• _STATED TASK_
Make an exact copy of the lines, leaving the pictures out.

• _GIVEN MATERIAL_
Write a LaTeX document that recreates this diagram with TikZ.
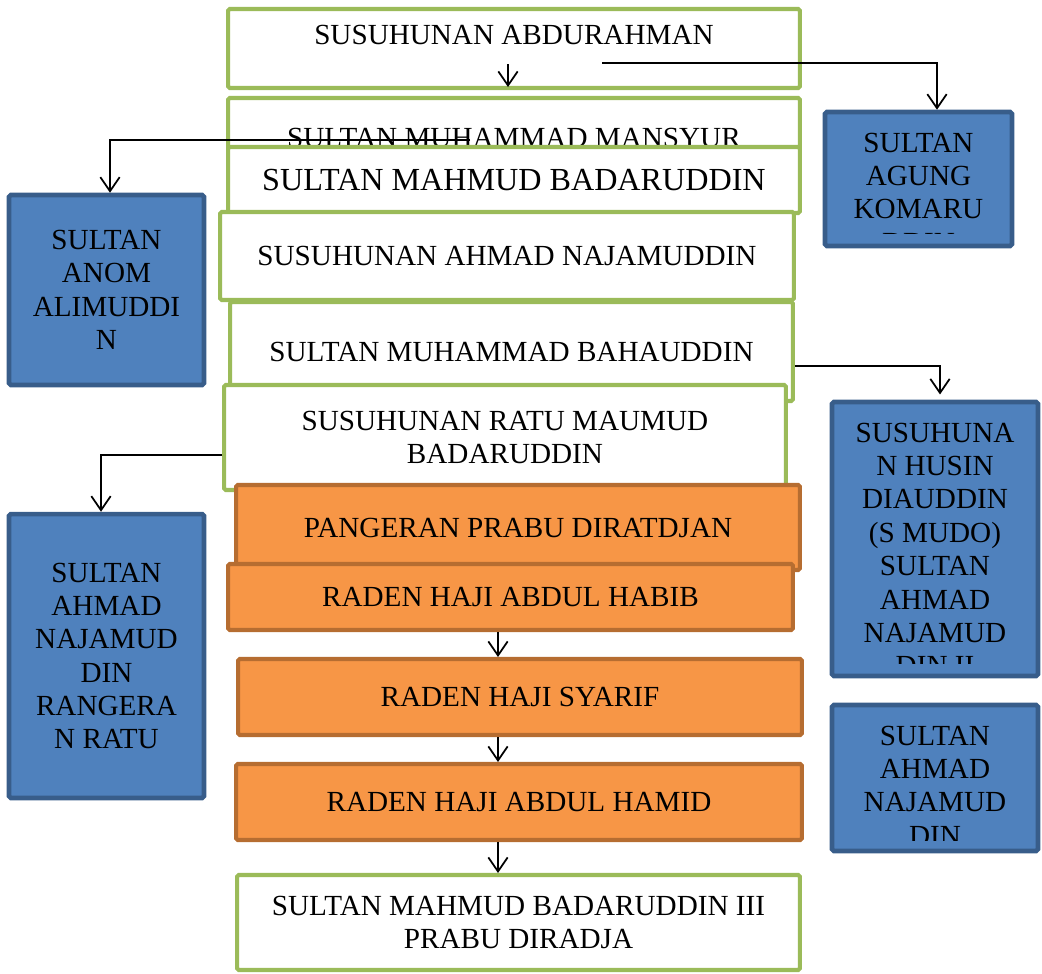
\documentclass[tikz,border=0pt]{standalone}
\usepackage{fontspec}
\setmainfont{Liberation Serif}
\usetikzlibrary{arrows.meta}
\definecolor{boxgreen}{HTML}{9BBB59}
\definecolor{bluefill}{HTML}{4F81BD}
\definecolor{blueline}{HTML}{385D8A}
\definecolor{orangefill}{HTML}{F79646}
\definecolor{orangeline}{HTML}{B66D31}
\newcommand{\boxfont}{\fontsize{16.6}{19}\selectfont}
\tikzset{
  greenbox/.style={draw=boxgreen, fill=white, line width=2.3pt, rounded corners=1pt, align=center, font=\boxfont},
  orangebox/.style={draw=orangeline, fill=orangefill, line width=2.3pt, rounded corners=1pt, align=center, font=\boxfont},
  bluebox/.style={draw=blueline, fill=bluefill, line width=2.6pt, rounded corners=1pt, align=center, font=\boxfont},
  boxtext/.style={align=center, font=\boxfont, inner sep=0pt},
  link/.style={-{Straight Barb[length=8pt,width=11pt]}, line width=1pt}
}

\begin{document}
\begin{tikzpicture}[x=0.02cm,y=-0.02cm]
\useasboundingbox (0,0) rectangle (1042,974);

% middle column
\node[greenbox, minimum width=11.44cm, minimum height=1.58cm] (abdurahman) at (514,48.5) {};
\node[boxtext] (abdurahmantxt) at (514,35) {SUSUHUNAN ABDURAHMAN};
\node[greenbox, minimum width=11.44cm, minimum height=1.6cm] (mansyur) at (514,138) {SULTAN MUHAMMAD MANSYUR};
\node[greenbox, minimum width=11.44cm, minimum height=1.32cm, font=\fontsize{18.3}{21}\selectfont] (badaruddin) at (514,180) {SULTAN MAHMUD BADARUDDIN};
\node[greenbox, minimum width=11.48cm, minimum height=1.76cm] (ahmadnaja) at (507,256) {SUSUHUNAN AHMAD NAJAMUDDIN};
\node[greenbox, minimum width=11.26cm, minimum height=1.98cm] (bahauddin) at (511.5,351.5) {SULTAN MUHAMMAD BAHAUDDIN};
\node[greenbox, minimum width=11.24cm, minimum height=2.1cm] (ratu) at (505,437.5) {SUSUHUNAN RATU MAUMUD\\BADARUDDIN};
\node[orangebox, minimum width=11.28cm, minimum height=1.7cm] (diratdjan) at (518,527.5) {PANGERAN PRABU DIRATDJAN};
\node[orangebox, minimum width=11.3cm, minimum height=1.32cm] (habib) at (510.5,597) {RADEN HAJI ABDUL HABIB};
\node[orangebox, minimum width=11.28cm, minimum height=1.52cm] (syarif) at (520,697) {RADEN HAJI SYARIF};
\node[orangebox, minimum width=11.32cm, minimum height=1.52cm] (hamid) at (519,802) {RADEN HAJI ABDUL HAMID};
\node[greenbox, minimum width=11.26cm, minimum height=1.9cm] (diradja) at (518.5,922.5) {SULTAN MAHMUD BADARUDDIN III\\PRABU DIRADJA};

% side boxes
\node[bluebox, minimum width=3.74cm, minimum height=2.68cm] (agung) at (918.5,179) {};
\begin{scope}
\clip (826,113) rectangle (1011,233);
\node[boxtext, anchor=north] (agungtxt) at (918.5,132.5) {SULTAN\\AGUNG\\KOMARU\\DDIN};
\end{scope}
\node[bluebox, minimum width=3.9cm, minimum height=3.8cm] (anom) at (106.5,290) {SULTAN\\ANOM\\ALIMUDDI\\N};
\node[bluebox, minimum width=4.12cm, minimum height=5.48cm] (husin) at (935,539) {};
\begin{scope}
\clip (833,403) rectangle (1037,663);
\node[boxtext, anchor=north] (husintxt) at (935,422.5) {SUSUHUNA\\N HUSIN\\DIAUDDIN\\(S MUDO)\\SULTAN\\AHMAD\\NAJAMUD\\DIN II};
\end{scope}
\node[bluebox, minimum width=3.9cm, minimum height=5.68cm] (rangeran) at (106.5,656) {SULTAN\\AHMAD\\NAJAMUD\\DIN\\RANGERA\\N RATU};
\node[bluebox, minimum width=4.12cm, minimum height=2.92cm] (najamud) at (935,778) {};
\begin{scope}
\clip (833,706) rectangle (1037,840);
\node[boxtext, anchor=north] (najamudtxt) at (935,725.5) {SULTAN\\AHMAD\\NAJAMUD\\DIN};
\end{scope}

% connectors
\coordinate (a1) at (508,64);
\coordinate (a2) at (508,87);
\draw[link] (a1) -- (a2);
\coordinate (r1) at (602,63);
\coordinate (r2) at (937,63);
\draw[link] (r1) -- (r2) -- (r2 |- agung.north);
\coordinate (l1) at (470,140);
\coordinate (l2) at (110,140);
\draw[link] (l1) -- (l2) -- (l2 |- anom.north);
\coordinate (b1) at (795,366);
\coordinate (b2) at (940,366);
\draw[link, shorten >=3pt] (b1) -- (b2) -- (b2 |- husin.north);
\coordinate (c1) at (222,455);
\coordinate (c2) at (101,455);
\draw[link] (c1) -- (c2) -- (c2 |- rangeran.north);
\coordinate (mid) at (498,0);
\draw[link] (habib.south -| mid) -- (syarif.north -| mid);
\draw[link] (syarif.south -| mid) -- (hamid.north -| mid);
\draw[link] (hamid.south -| mid) -- (diradja.north -| mid);
\end{tikzpicture}
\end{document}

• _PROBLEM SOLUTION_
Write a LaTeX document that recreates this diagram with TikZ.
\documentclass[tikz,border=0pt]{standalone}
\usepackage{fontspec}
\setmainfont{Liberation Serif}
\usetikzlibrary{arrows.meta}
\definecolor{boxgreen}{HTML}{9BBB59}
\definecolor{bluefill}{HTML}{4F81BD}
\definecolor{blueline}{HTML}{385D8A}
\definecolor{orangefill}{HTML}{F79646}
\definecolor{orangeline}{HTML}{B66D31}
\newcommand{\boxfont}{\fontsize{16.6}{19}\selectfont}
\tikzset{
  greenbox/.style={draw=boxgreen, fill=white, line width=2.3pt, rounded corners=1pt, align=center, font=\boxfont},
  orangebox/.style={draw=orangeline, fill=orangefill, line width=2.3pt, rounded corners=1pt, align=center, font=\boxfont},
  bluebox/.style={draw=blueline, fill=bluefill, line width=2.6pt, rounded corners=1pt, align=center, font=\boxfont},
  boxtext/.style={align=center, font=\boxfont, inner sep=0pt},
  link/.style={-{Straight Barb[length=8pt,width=11pt]}, line width=1pt}
}

\begin{document}
\begin{tikzpicture}[x=0.02cm,y=-0.02cm]
\useasboundingbox (0,0) rectangle (1042,974);

% middle column
\node[greenbox, minimum width=11.44cm, minimum height=1.58cm] (abdurahman) at (514,48.5) {};
\node[boxtext] (abdurahmantxt) at (514,35) {SUSUHUNAN ABDURAHMAN};
\node[greenbox, minimum width=11.44cm, minimum height=1.6cm] (mansyur) at (514,138) {SULTAN MUHAMMAD MANSYUR};
\node[greenbox, minimum width=11.44cm, minimum height=1.32cm, font=\fontsize{18.3}{21}\selectfont] (badaruddin) at (514,180) {SULTAN MAHMUD BADARUDDIN};
\node[greenbox, minimum width=11.48cm, minimum height=1.76cm] (ahmadnaja) at (507,256) {SUSUHUNAN AHMAD NAJAMUDDIN};
\node[greenbox, minimum width=11.26cm, minimum height=1.98cm] (bahauddin) at (511.5,351.5) {SULTAN MUHAMMAD BAHAUDDIN};
\node[greenbox, minimum width=11.24cm, minimum height=2.1cm] (ratu) at (505,437.5) {SUSUHUNAN RATU MAUMUD\\BADARUDDIN};
\node[orangebox, minimum width=11.28cm, minimum height=1.7cm] (diratdjan) at (518,527.5) {PANGERAN PRABU DIRATDJAN};
\node[orangebox, minimum width=11.3cm, minimum height=1.32cm] (habib) at (510.5,597) {RADEN HAJI ABDUL HABIB};
\node[orangebox, minimum width=11.28cm, minimum height=1.52cm] (syarif) at (520,697) {RADEN HAJI SYARIF};
\node[orangebox, minimum width=11.32cm, minimum height=1.52cm] (hamid) at (519,802) {RADEN HAJI ABDUL HAMID};
\node[greenbox, minimum width=11.26cm, minimum height=1.9cm] (diradja) at (518.5,922.5) {SULTAN MAHMUD BADARUDDIN III\\PRABU DIRADJA};

% side boxes
\node[bluebox, minimum width=3.74cm, minimum height=2.68cm] (agung) at (918.5,179) {};
\begin{scope}
\clip (826,113) rectangle (1011,233);
\node[boxtext, anchor=north] (agungtxt) at (918.5,132.5) {SULTAN\\AGUNG\\KOMARU\\DDIN};
\end{scope}
\node[bluebox, minimum width=3.9cm, minimum height=3.8cm] (anom) at (106.5,290) {SULTAN\\ANOM\\ALIMUDDI\\N};
\node[bluebox, minimum width=4.12cm, minimum height=5.48cm] (husin) at (935,539) {};
\begin{scope}
\clip (833,403) rectangle (1037,663);
\node[boxtext, anchor=north] (husintxt) at (935,422.5) {SUSUHUNA\\N HUSIN\\DIAUDDIN\\(S MUDO)\\SULTAN\\AHMAD\\NAJAMUD\\DIN II};
\end{scope}
\node[bluebox, minimum width=3.9cm, minimum height=5.68cm] (rangeran) at (106.5,656) {SULTAN\\AHMAD\\NAJAMUD\\DIN\\RANGERA\\N RATU};
\node[bluebox, minimum width=4.12cm, minimum height=2.92cm] (najamud) at (935,778) {};
\begin{scope}
\clip (833,706) rectangle (1037,840);
\node[boxtext, anchor=north] (najamudtxt) at (935,725.5) {SULTAN\\AHMAD\\NAJAMUD\\DIN};
\end{scope}

% connectors
\coordinate (a1) at (508,64);
\coordinate (a2) at (508,87);
\draw[link] (a1) -- (a2);
\coordinate (r1) at (602,63);
\coordinate (r2) at (937,63);
\draw[link] (r1) -- (r2) -- (r2 |- agung.north);
\coordinate (l1) at (470,140);
\coordinate (l2) at (110,140);
\draw[link] (l1) -- (l2) -- (l2 |- anom.north);
\coordinate (b1) at (795,366);
\coordinate (b2) at (940,366);
\draw[link, shorten >=3pt] (b1) -- (b2) -- (b2 |- husin.north);
\coordinate (c1) at (222,455);
\coordinate (c2) at (101,455);
\draw[link] (c1) -- (c2) -- (c2 |- rangeran.north);
\coordinate (mid) at (498,0);
\draw[link] (habib.south -| mid) -- (syarif.north -| mid);
\draw[link] (syarif.south -| mid) -- (hamid.north -| mid);
\draw[link] (hamid.south -| mid) -- (diradja.north -| mid);
\end{tikzpicture}
\end{document}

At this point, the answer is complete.